++++ Data for the task ++++
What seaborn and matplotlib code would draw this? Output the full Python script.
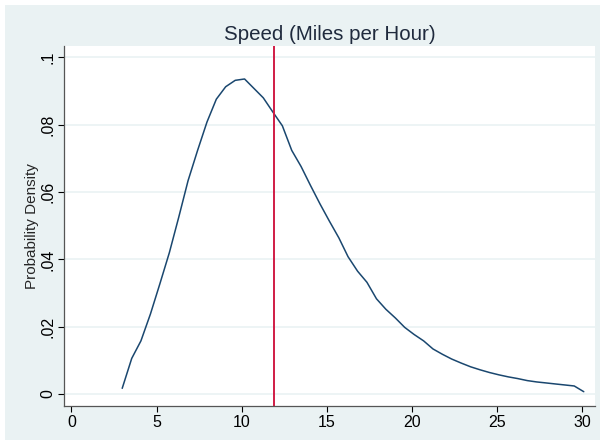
import numpy as np
import seaborn as sns
import matplotlib.pyplot as plt
from matplotlib.patches import Rectangle

# kernel density of speed (mph)
speed = [2.98, 3.54, 4.08, 4.64, 5.19, 5.75, 6.30, 6.85, 7.41, 7.96,
         8.51, 9.06, 9.62, 10.17, 10.72, 11.27, 11.83, 12.39, 12.94, 13.49,
         14.04, 14.60, 15.15, 15.71, 16.25, 16.81, 17.36, 17.92, 18.47, 19.03,
         19.58, 20.13, 20.69, 21.24, 21.80, 22.34, 22.90, 23.45, 24.01, 24.56,
         25.12, 25.67, 26.22, 26.78, 27.33, 27.89, 28.43, 28.99, 29.54, 30.10]
density = [0.0017, 0.0106, 0.0158, 0.0238, 0.0327, 0.0420, 0.0525, 0.0634, 0.0724, 0.0808,
           0.0876, 0.0913, 0.0932, 0.0936, 0.0908, 0.0880, 0.0838, 0.0797, 0.0724, 0.0676,
           0.0620, 0.0565, 0.0514, 0.0464, 0.0408, 0.0365, 0.0332, 0.0283, 0.0252, 0.0226,
           0.0198, 0.0177, 0.0158, 0.0134, 0.0118, 0.0104, 0.0092, 0.0081, 0.0072, 0.0064,
           0.0057, 0.0051, 0.0046, 0.0040, 0.0036, 0.0033, 0.0030, 0.0027, 0.0024, 0.0007]
mean_speed = 11.88

x_ticks = [0, 5, 10, 15, 20, 25, 30]
y_ticks = [0, 0.02, 0.04, 0.06, 0.08, 0.1]
y_tick_labels = ['0', '.02', '.04', '.06', '.08', '.1']

sns.set_style('white')
plt.rcParams['font.family'] = ['Liberation Sans', 'DejaVu Sans']

bg = '#EAF2F3'
fig = plt.figure(figsize=(6.05, 4.45), dpi=100, facecolor='white')
# stata-like graph region, behind the axes
fig.patches.append(Rectangle((5 / 605, 5 / 445), 595 / 605, 435 / 445,
                             transform=fig.transFigure, facecolor=bg,
                             edgecolor='none', zorder=-10))
ax = fig.add_axes([64 / 605, 39.5 / 445, 531 / 605, 359.5 / 445])
ax.set_facecolor('white')

sns.lineplot(x=speed, y=density, ax=ax, color='#1A476F', linewidth=1.1)
ax.axvline(mean_speed, color='#D01C45', linewidth=1.4)

ax.set_xlim(-0.44, 30.76)
ax.set_ylim(-0.0034, 0.1034)
ax.set_xticks(x_ticks)
ax.set_yticks(y_ticks)
ax.set_yticklabels(y_tick_labels, rotation=90, va='center')
ax.grid(axis='y', color=bg, linewidth=1.2)
ax.set_axisbelow(True)

for side in ['top', 'right']:
    ax.spines[side].set_visible(False)
for side in ['left', 'bottom']:
    ax.spines[side].set_color('#555555')
    ax.spines[side].set_linewidth(0.9)
ax.tick_params(axis='both', direction='out', length=4, width=0.8,
               colors='black', labelsize=11.5, left=True, bottom=True)
ax.tick_params(axis='x', pad=3)
ax.tick_params(axis='y', pad=2)

ax.set_ylabel('Probability Density', fontsize=11, labelpad=1)
ax.set_xlabel('')
fig.text(0.545, 1 - 34 / 445, 'Speed (Miles per Hour)', ha='center', va='center',
         fontsize=14.8, color='#1f2a3d')

fig.savefig('out.png', dpi=100, facecolor=fig.get_facecolor())
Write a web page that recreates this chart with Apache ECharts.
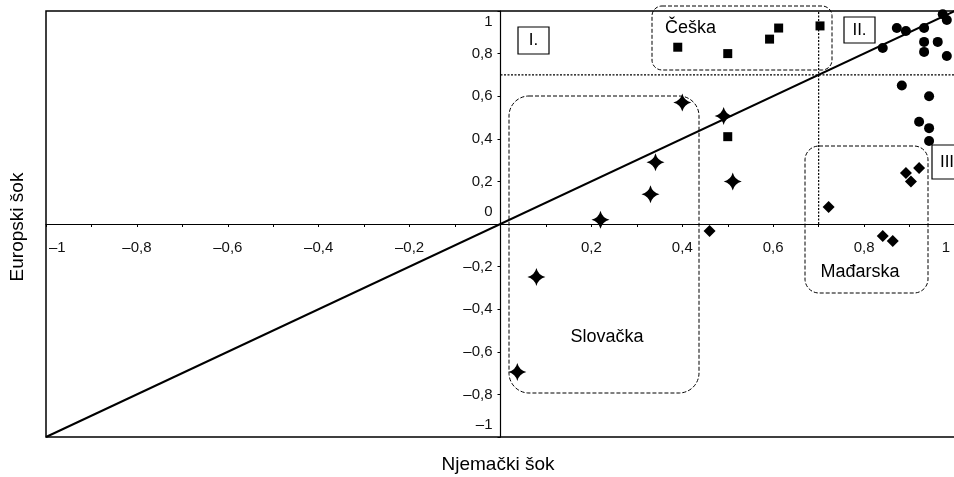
<!DOCTYPE html>
<html>
<head>
<meta charset="utf-8">
<script src="https://cdn.jsdelivr.net/npm/echarts@6/dist/echarts.min.js"></script>
<style>
  html, body { margin: 0; padding: 0; background: #fff; }
  #main { width: 954px; height: 477px; }
</style>
</head>
<body>
<div id="main"></div>
<script>
// Slovačka (stars)
const slovakia = [
  [0.037, -0.695], [0.079, -0.249], [0.22, 0.02], [0.33, 0.14],
  [0.341, 0.29], [0.40, 0.57], [0.491, 0.507], [0.511, 0.20]
];
// Češka (squares)
const czech = [
  [0.39, 0.83], [0.50, 0.80], [0.592, 0.868], [0.612, 0.92],
  [0.703, 0.93], [0.50, 0.41]
];
// Mađarska (diamonds)
const hungary = [
  [0.46, -0.033], [0.722, 0.08], [0.841, -0.056], [0.863, -0.08],
  [0.892, 0.24], [0.903, 0.20], [0.921, 0.263]
];
// other countries (circles)
const others = [
  [0.841, 0.826], [0.872, 0.92], [0.892, 0.906], [0.932, 0.92],
  [0.973, 0.985], [0.982, 0.958], [0.932, 0.855], [0.962, 0.855],
  [0.932, 0.808], [0.982, 0.789], [0.883, 0.65], [0.943, 0.60],
  [0.921, 0.48], [0.943, 0.45], [0.943, 0.39]
];
const diagonal = [[-1, -1], [1, 1]];
const threshold = 0.7;

const font = '"Liberation Sans", Arial, sans-serif';
const fmt = v => String(Math.round(v * 10) / 10).replace('.', ',').replace('-', '\u2013');
const star = 'path://M0,-10 Q2,-2 10,0 Q2,2 0,10 Q-2,2 -10,0 Q-2,-2 0,-10 Z';

const myChart = echarts.init(document.getElementById('main'));

const dashBox = (x, y, w, h, r) => ({
  type: 'rect', shape: { x: x, y: y, width: w, height: h, r: r },
  style: { fill: null, stroke: '#000', lineWidth: 1, lineDash: [4, 2] }, z: 10
});
const romanBox = (x, y, w, h, t) => ({
  type: 'group', z: 10, children: [
    { type: 'rect', shape: { x: x, y: y, width: w, height: h },
      style: { fill: '#fff', stroke: '#000', lineWidth: 1.2 } },
    { type: 'text', x: x + w / 2, y: y + h / 2,
      style: { text: t, font: '17px ' + font, fill: '#000', align: 'center', verticalAlign: 'middle' } }
  ]
});
const label = (x, y, t, size, align) => ({
  type: 'text', x: x, y: y, z: 10,
  style: { text: t, font: size + 'px ' + font, fill: '#000', align: align || 'center', verticalAlign: 'middle' }
});

const option = {
  animation: false,
  grid: {
    left: 46, right: -1, top: 11, bottom: 40, outerBoundsMode: 'none',
    show: true, borderColor: '#000', borderWidth: 1.5
  },
  xAxis: {
    type: 'value', min: -1, max: 1, interval: 0.2, position: 'bottom', offset: -213,
    axisLine: { onZero: false, lineStyle: { color: '#000', width: 1.2 } },
    axisTick: { show: true, length: 3, lineStyle: { color: '#000' } },
    minorTick: { show: true, splitNumber: 2, length: 3, lineStyle: { color: '#000' } },
    splitLine: { show: false },
    axisLabel: {
      margin: 16, color: '#111', fontSize: 15, fontFamily: font,
      alignMinLabel: 'left', alignMaxLabel: 'right',
      formatter: v => {
        if (Math.abs(v) < 1e-9) return '';
        if (v < -0.99) return '{l|\u20131}';
        if (v > 0.99) return '{r|1}';
        return fmt(v);
      },
      rich: {
        l: { fontSize: 15, fontFamily: font, color: '#111', padding: [0, 0, 0, 3] },
        r: { fontSize: 15, fontFamily: font, color: '#111', padding: [0, 5, 0, 0] }
      }
    }
  },
  yAxis: {
    type: 'value', min: -1, max: 1, interval: 0.2, position: 'left', offset: -454.5,
    axisLine: { onZero: false, lineStyle: { color: '#000', width: 1.2 } },
    axisTick: { show: true, length: 3, lineStyle: { color: '#000' } },
    splitLine: { show: false },
    axisLabel: {
      margin: 8, color: '#111', fontSize: 15, fontFamily: font,
      formatter: v => {
        if (Math.abs(v) < 1e-9) return '{up|0}';
        if (v > 0.99) return '{down|1}';
        if (v < -0.99) return '{up|\u20131}';
        return fmt(v);
      },
      rich: {
        up: { fontSize: 15, fontFamily: font, color: '#111', padding: [0, 0, 24, 0] },
        down: { fontSize: 15, fontFamily: font, color: '#111', padding: [22, 0, 0, 0] }
      }
    }
  },
  graphic: [
    dashBox(652, 6, 180, 64, 10),
    dashBox(509, 96, 190, 297, 20),
    dashBox(805, 146, 123, 147, 14),
    romanBox(518, 27, 31, 27, 'I.'),
    romanBox(844, 17, 31, 26, 'II.'),
    romanBox(932, 145, 30, 34, 'III'),
    label(665, 28, 'Češka', 18, 'left'),
    label(607, 337, 'Slovačka', 18),
    label(860, 272, 'Mađarska', 18),
    label(498, 465, 'Njemački šok', 19),
    { type: 'text', x: 18, y: 227, rotation: Math.PI / 2, z: 10,
      style: { text: 'Europski šok', font: '19px ' + font, fill: '#000', align: 'center', verticalAlign: 'middle' } }
  ],
  series: [
    {
      type: 'line', data: diagonal, symbol: 'none', silent: true,
      lineStyle: { color: '#000', width: 2 }
    },
    {
      type: 'line', data: [[0, threshold], [1, threshold]], symbol: 'none', silent: true,
      lineStyle: { color: '#000', width: 1.2, type: [2, 1.5] }
    },
    {
      type: 'line', data: [[threshold, 0], [threshold, 1]], symbol: 'none', silent: true,
      lineStyle: { color: '#000', width: 1.2, type: [2, 1.5] }
    },
    { type: 'scatter', data: slovakia, symbol: star, symbolSize: 18, itemStyle: { color: '#000', opacity: 1 } },
    { type: 'scatter', data: czech, symbol: 'rect', symbolSize: 9, itemStyle: { color: '#000', opacity: 1 } },
    { type: 'scatter', data: hungary, symbol: 'diamond', symbolSize: 12, itemStyle: { color: '#000', opacity: 1 } },
    { type: 'scatter', data: others, symbol: 'circle', symbolSize: 10, itemStyle: { color: '#000', opacity: 1 } }
  ]
};

myChart.setOption(option);
</script>
</body>
</html>
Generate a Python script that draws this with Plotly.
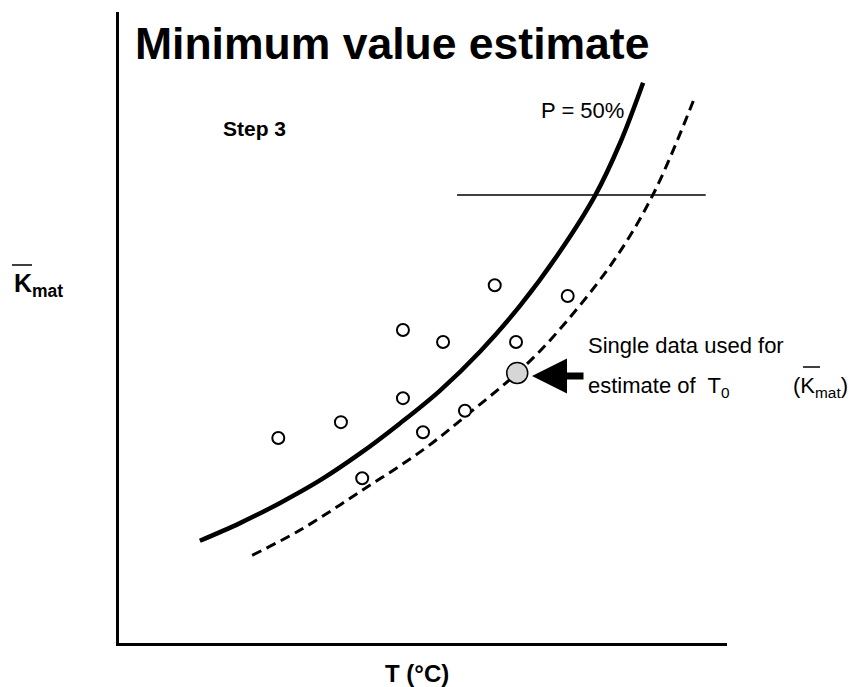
import plotly.graph_objects as go

# ---- data (arbitrary units: T on x, K_mat on y, both 0..100) ----
pts_T = [26.2, 36.5, 46.7, 46.7, 40.0, 50.0, 53.3, 56.9, 61.8, 65.3, 73.8]
pts_K = [32.5, 35.0, 49.6, 38.8, 26.1, 33.4, 47.7, 36.8, 56.7, 47.7, 55.0]

single_T = [65.5]
single_K = [42.8]

p50_T = [13.3, 19.9, 26.5, 33.1, 39.6, 46.2, 52.8, 59.4, 66.0, 72.5, 78.3, 82.4, 86.2]
p50_K = [16.2, 19.0, 22.2, 25.8, 30.0, 34.8, 40.0, 46.2, 53.5, 62.0, 70.9, 79.2, 88.8]

lower_T = [21.9, 29.8, 40.0, 50.0, 57.7, 65.5, 71.2, 81.1, 87.8, 94.7]
lower_K = [13.9, 17.9, 24.2, 30.6, 36.5, 42.8, 48.3, 60.2, 71.0, 86.5]

ref_T = [55.6, 96.5]
ref_K = [71.0, 71.0]

# ---- layout geometry (pixels) ----
W, H = 860, 687
L, R, T, B = 119, 133, 12, 44
PW, PH = W - L - R, H - T - B
FONT = "Liberation Sans, Arial, sans-serif"


def px(x):
    return (x - L) / PW


def py(y):
    return (H - B - y) / PH


fig = go.Figure()

fig.add_trace(go.Scatter(x=ref_T, y=ref_K, mode="lines",
                         line=dict(color="black", width=1.5), hoverinfo="skip"))
fig.add_trace(go.Scatter(x=p50_T, y=p50_K, mode="lines",
                         line=dict(color="black", width=4.5, shape="spline"),
                         hoverinfo="skip"))
fig.add_trace(go.Scatter(x=lower_T, y=lower_K, mode="lines",
                         line=dict(color="black", width=3, shape="spline",
                                   dash="10px,6px"),
                         hoverinfo="skip"))
fig.add_trace(go.Scatter(x=pts_T, y=pts_K, mode="markers",
                         marker=dict(symbol="circle", size=12, color="white",
                                     line=dict(color="black", width=2)),
                         hoverinfo="skip"))
fig.add_trace(go.Scatter(x=single_T, y=single_K, mode="markers",
                         marker=dict(symbol="circle", size=21, color="#d6d6d6",
                                     line=dict(color="black", width=1.5)),
                         hoverinfo="skip"))

ann = []


def text(s, x, y, size, xanchor="left", bold=False):
    ann.append(dict(text=(f"<b>{s}</b>" if bold else s), xref="paper", yref="paper",
                    x=px(x), y=py(y), xanchor=xanchor, yanchor="middle",
                    showarrow=False, font=dict(family=FONT, size=size, color="black")))


text("Minimum value estimate", 133, 43, 44.5, bold=True)
text("Step 3", 221, 128, 21, bold=True)
text("P = 50%", 539, 111, 22)
text("Single data used for", 586, 345, 22)
text("estimate of  T<sub>0</sub>", 586, 387, 22)
text("(K<sub>mat</sub>)", 791, 387, 22)
text("K<sub>mat</sub>", 12, 285, 25, bold=True)
text("T (°C)", 417, 673, 24, xanchor="center", bold=True)

# arrow pointing at the single data point
ann.append(dict(x=px(532), y=py(376), xref="paper", yref="paper", text="",
                showarrow=True, ax=53, ay=0, arrowhead=2, arrowsize=1,
                arrowwidth=7, arrowcolor="black"))

shapes = [
    # overbars on K
    dict(type="line", xref="paper", yref="paper", x0=px(12), x1=px(32),
         y0=py(265), y1=py(265), line=dict(color="black", width=1.5)),
    dict(type="line", xref="paper", yref="paper", x0=px(803), x1=px(820),
         y0=py(367), y1=py(367), line=dict(color="black", width=1.5)),
]

fig.update_layout(
    width=W, height=H,
    margin=dict(l=L, r=R, t=T, b=B, pad=0),
    paper_bgcolor="white", plot_bgcolor="white",
    showlegend=False,
    annotations=ann, shapes=shapes,
    xaxis=dict(range=[0, 100], showgrid=False, zeroline=False, showticklabels=False,
               ticks="", showline=True, linecolor="black", linewidth=3, fixedrange=True),
    yaxis=dict(range=[0, 100], showgrid=False, zeroline=False, showticklabels=False,
               ticks="", showline=True, linecolor="black", linewidth=3, fixedrange=True),
)

fig.write_html("out.html")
++++
Beginning with the line above that contains "Generate a Python" and ending with the line that contains "single_K = [42.8]", quote each line exactly, keeping out the pictures.

Generate a Python script that draws this with Plotly.
import plotly.graph_objects as go

# ---- data (arbitrary units: T on x, K_mat on y, both 0..100) ----
pts_T = [26.2, 36.5, 46.7, 46.7, 40.0, 50.0, 53.3, 56.9, 61.8, 65.3, 73.8]
pts_K = [32.5, 35.0, 49.6, 38.8, 26.1, 33.4, 47.7, 36.8, 56.7, 47.7, 55.0]

single_T = [65.5]
single_K = [42.8]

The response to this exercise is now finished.